English Intonation and Rhythm
(Teacher Joe originally wrote this article for College English Magazine in Beijing.)
Chinese is a "tonal" language with four differnt "tones". In standard Chinese the words "soup", "sugar", "recline", and "burn" are all pronounced as "tang". The first tone could be represented as a straight line, like this: - which is a high, flat sound. The second tone could be shown like this: / which is a rising sound. The third tone could be written this way: \/ which goes down first before going up. Finally, the fourth down could be represented this way: \ which goes from high down to low.
English doesn't have special tones for each word, but important syllables are stressed using a certain kind of "tone". In particular, the "tone" of ordinary strong vowels (a, e, i, o, u) is very important in English. Some vowels are strong, for example, the first vowel in YESterday, or the second vowel in toMORrow. The unique "tone" of these vowels could be represented in this way: /\/\/ which goes up and down and up and down and up and down! Try listening to a cassette tape from your favorite textbook so you can hear how this sounds. Many students don't do this, then when they try to speak fast, they cannot be understood!
Pronouncing stressed vowels in this way will not only make your language easier to understand. Sometimes it can also change the meaning of what you want to say. For example, you may have read my article on "Numbers" in the October issue of College English. If so, you will remember that numbers such as 13 and 30, or 14 and 40, have different stress patterns. "Tens" such as 30 and 40 have one strong vowel, the first. So we say THIRty and FORty. However, "teens" such as 13 and 14 are pronounced with two strong points. We would say THIR TEEN and FOUR TEEN. When students want to say they are 19 years old but say NINE teen, I often wonder how they can look so young! They certainly don't look like my great grandparents!!
Many other words can change meaning because of stress. One example is REcord and reCORD. The first is a noun and the second is a verb. The form of a word is also important, for example consider psyCHOlogy and psychoLOgical. The noun is stressed on the second syllable but the adjective is stressed on the third. Phrases such as WHITE house and white HOUSE are very different. I have lived in a white HOUSE, but I have never lived in the WHITE house in Washington. Actually, I also lived in a green HOUSE when I was a boy, but since I'm not a plant, I have never lived in a GREENhouse!
A common problem students have is in distinguishing the difference between "can" and "can't". Although there is a "t" in "can't", it is often hard to hear in fast speech. Instead, the stress of the vowel determines the meaning. For example, I would say that I can SPEAK French. (Actually, "I" and "French" will also be stressed here.) The important part for us is "can SPEAK". The word "speak" has the important meaning, so it is emphasized. But if we cannot speak French, then the negative is more important. So, we would say "I CAN'T speak French. The "a" in "CAN'T" is much clearer, using the up and down "tone", than in "can"!
Within a sentence, the stress pattern can change the meaning completely.
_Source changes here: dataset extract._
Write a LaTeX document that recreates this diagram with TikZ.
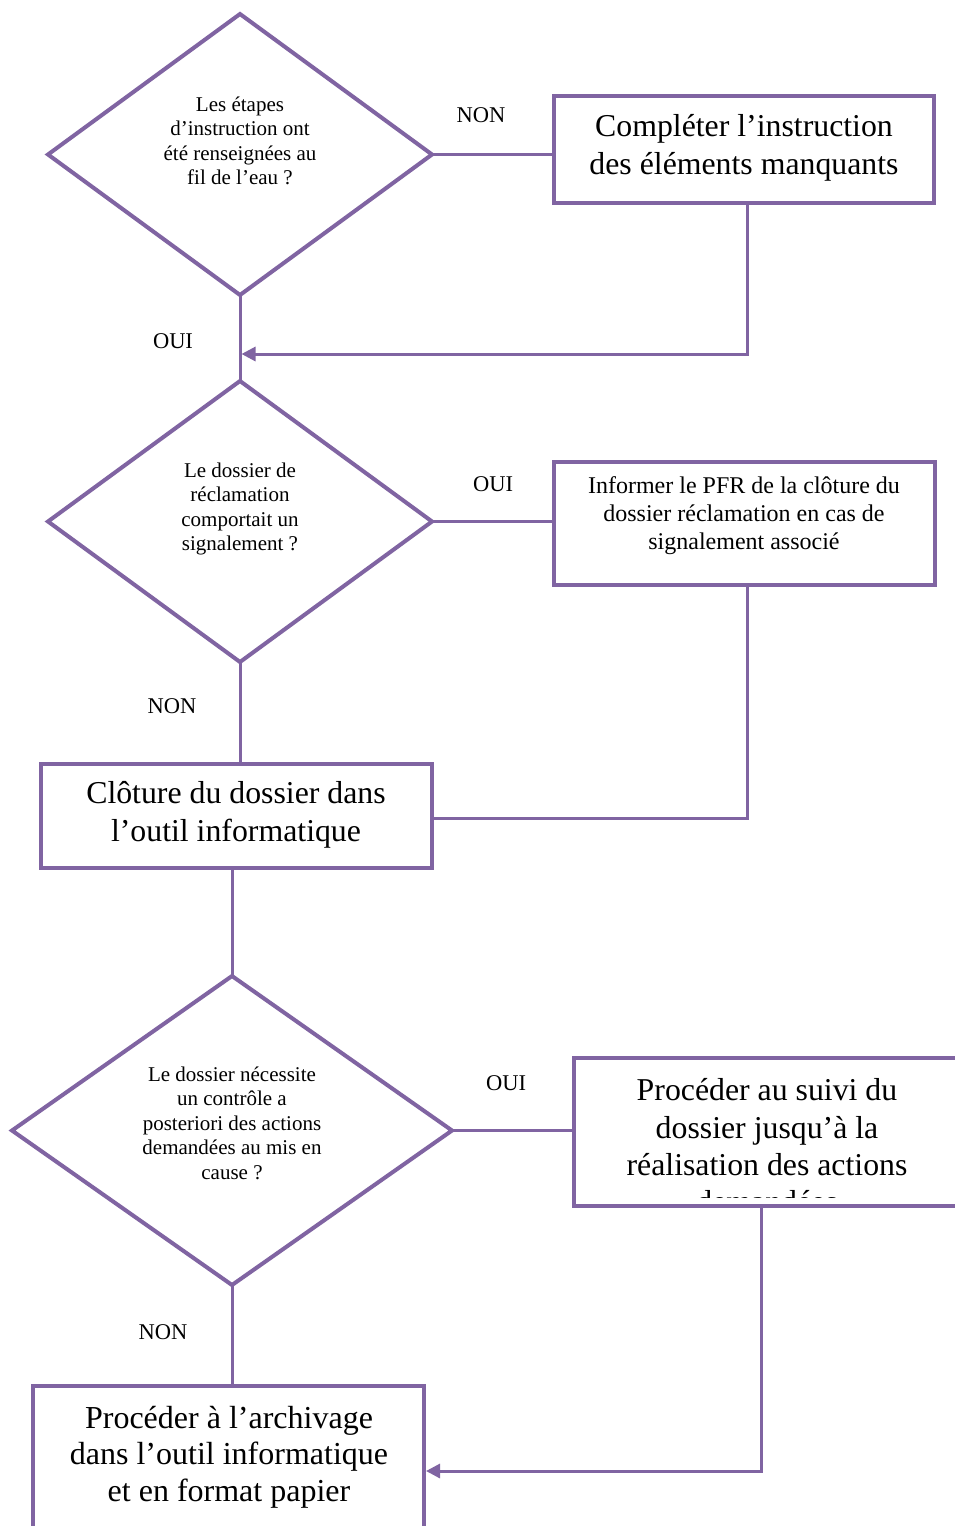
\documentclass[tikz,border=0pt]{standalone}
\usepackage{fontspec}
\setmainfont{Liberation Serif}
\usetikzlibrary{shapes.geometric,arrows.meta,calc}
\definecolor{pur}{RGB}{128,100,162}
\begin{document}
\begin{tikzpicture}[x=1pt,y=-1pt,
  dia/.style={diamond,draw=pur,line width=4pt,inner sep=0pt,outer sep=0pt},
  box/.style={rectangle,draw=pur,line width=4.2pt,inner sep=0pt,outer sep=0pt},
  conn/.style={draw=pur,line width=3pt},
  arr/.style={conn,-{Triangle[length=14pt,width=14pt]}},
  qtxt/.style={align=center,inner sep=0pt,font=\fontsize{21}{24.5}\selectfont},
  btxt/.style={align=center,inner sep=0pt,font=\fontsize{31.8}{37.5}\selectfont},
  mtxt/.style={align=center,inner sep=0pt,font=\fontsize{24}{28}\selectfont},
  lab/.style={inner sep=0pt,font=\fontsize{22.5}{27}\selectfont}]
\clip (0,0) rectangle (955,1526);
\fill[white] (0,0) rectangle (955,1526);

% diamonds
\node[dia,minimum width=384pt,minimum height=281pt] (d1) at (240,154.5) {};
\node[dia,minimum width=384pt,minimum height=281pt] (d2) at (240,521.5) {};
\node[dia,minimum width=440pt,minimum height=309pt] (d3) at (232,1130.5) {};

\node[qtxt] (d1t) at (240,141) {Les étapes\\d’instruction ont\\été renseignées au\\fil de l’eau ?};
\node[qtxt] (d2t) at (240,509) {Le dossier de\\réclamation\\comportait un\\signalement ?};
\node[qtxt] (d3t) at (232,1123) {Le dossier nécessite\\un contrôle a\\posteriori des actions\\demandées au mis en\\cause ?};

% boxes
\node[box,minimum width=380pt,minimum height=107pt] (b1) at (744,149.5) {};
\node[box,minimum width=381pt,minimum height=123pt] (b2) at (744.5,523.5) {};
\node[box,minimum width=391pt,minimum height=104pt] (b3) at (236.5,816) {};
\node[box,minimum width=416pt,minimum height=148pt] (b4) at (782,1132) {};
\node[box,minimum width=391pt,minimum height=170pt] (b5) at (228.5,1471) {};

\node[btxt] (b1t) at (744,148) {Compléter l’instruction\\des éléments manquants};
\node[mtxt] (b2t) at (744,516) {Informer le PFR de la clôture du\\dossier réclamation en cas de\\signalement associé};
\node[btxt] (b3t) at (236,815) {Clôture du dossier dans\\l’outil informatique};
\begin{scope}
\clip (578,1062) rectangle (955,1197);
\node[btxt,font=\fontsize{31.8}{37.3}\selectfont] (b4t) at (767,1146) {Procéder au suivi du\\dossier jusqu’à la\\réalisation des actions\\demandées};
\end{scope}
\node[btxt,font=\fontsize{32}{36.5}\selectfont] (b5t) at (229,1457) {Procéder à l’archivage\\dans l’outil informatique\\et en format papier};

% labels
\node[lab] (l1) at (481,115) {NON};
\node[lab] (l2) at (173,341) {OUI};
\node[lab] (l3) at (493,484) {OUI};
\node[lab] (l4) at (172,706) {NON};
\node[lab] (l5) at (506,1083) {OUI};
\node[lab] (l6) at (163,1332) {NON};

% connectors
\coordinate (j1) at (240,354);
\draw[conn] (d1.east) -- (d1.east -| b1.west);
\draw[conn] (d1.south) -- (d2.north);
\draw[arr,shorten >=1.5pt] ([xshift=3pt]b1.south) |- (j1);
\draw[conn] (d2.east) -- (d2.east -| b2.west);
\draw[conn] (d2.south) -- (d2.south |- b3.north);
\draw[conn] ([xshift=2.5pt]b2.south) |- ([yshift=-2pt]b3.east);
\draw[conn] (d3.north |- b3.south) -- (d3.north);
\draw[conn] (d3.east) -- (d3.east -| b4.west);
\draw[conn] (d3.south) -- (d3.south |- b5.north);
\draw[arr,shorten >=2pt] ($(b4.south west)+(187,0)$) |- (b5.east);
\end{tikzpicture}
\end{document}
Consider the following four sentences. The bold, underlined words would be stressed the most, using the "tone" I described at the top of this article.
1. I will go now.
2. I will go now.
3. I will go now.
4. I will go now.
The first sentence means that it is not someone else, but truly I who will go. The second sentence means that I truly WILL go, even if you don't believe me! The third sentence emphasizes that I will leave, not come or stay. And the fourth sentence emphasizes that I cannot wait any longer, I must go NOW.
All of the examples so far use the special up and down "tone" I mentioned above. Sometimes, however, the tone is different. For example, there is a big difference between "Really?" as a question and "Really!" as an answer. The stress is always on the first syllable, but "Really?" as a question is similar to the second tone in standard Chinese, starting low and going up. However, if you don't believe something, you can go up and down first, like this: /\/\/ which starts by going up and then down but finishes by going up. That REALLY shows doubt! Of course, if you are very sure, the tone would go from high to low, like the fourth tone in Chinese.
Another different tone is for showing anger. Then we use a downward tone similar to the fourth tone in Chinese. (I remember when I first came to China, I mispronounced the expression "bu hao" by saying "bu" with a second or third tone. When people corrected me by saying "bu" with a fourth tone, I thought they were angry at me!) Now, if you are very angry, you can say every word of a sentence with this downward tone. This is how mothers speak in English when they want their children to do something: "GO CLEAN UP YOUR ROOM RIGHT NOW!" It's quite frightening, so be careful how you use it!
Besides saying the examples in this article, listen to all kinds of English to hear what I mean. Cassette tapes and DVDs are a great way to learn this way of speaking. DVDs are especially good, because you can match the expressions on a person's face with their stress patterns.
Good luck with improving the "tones" of your English!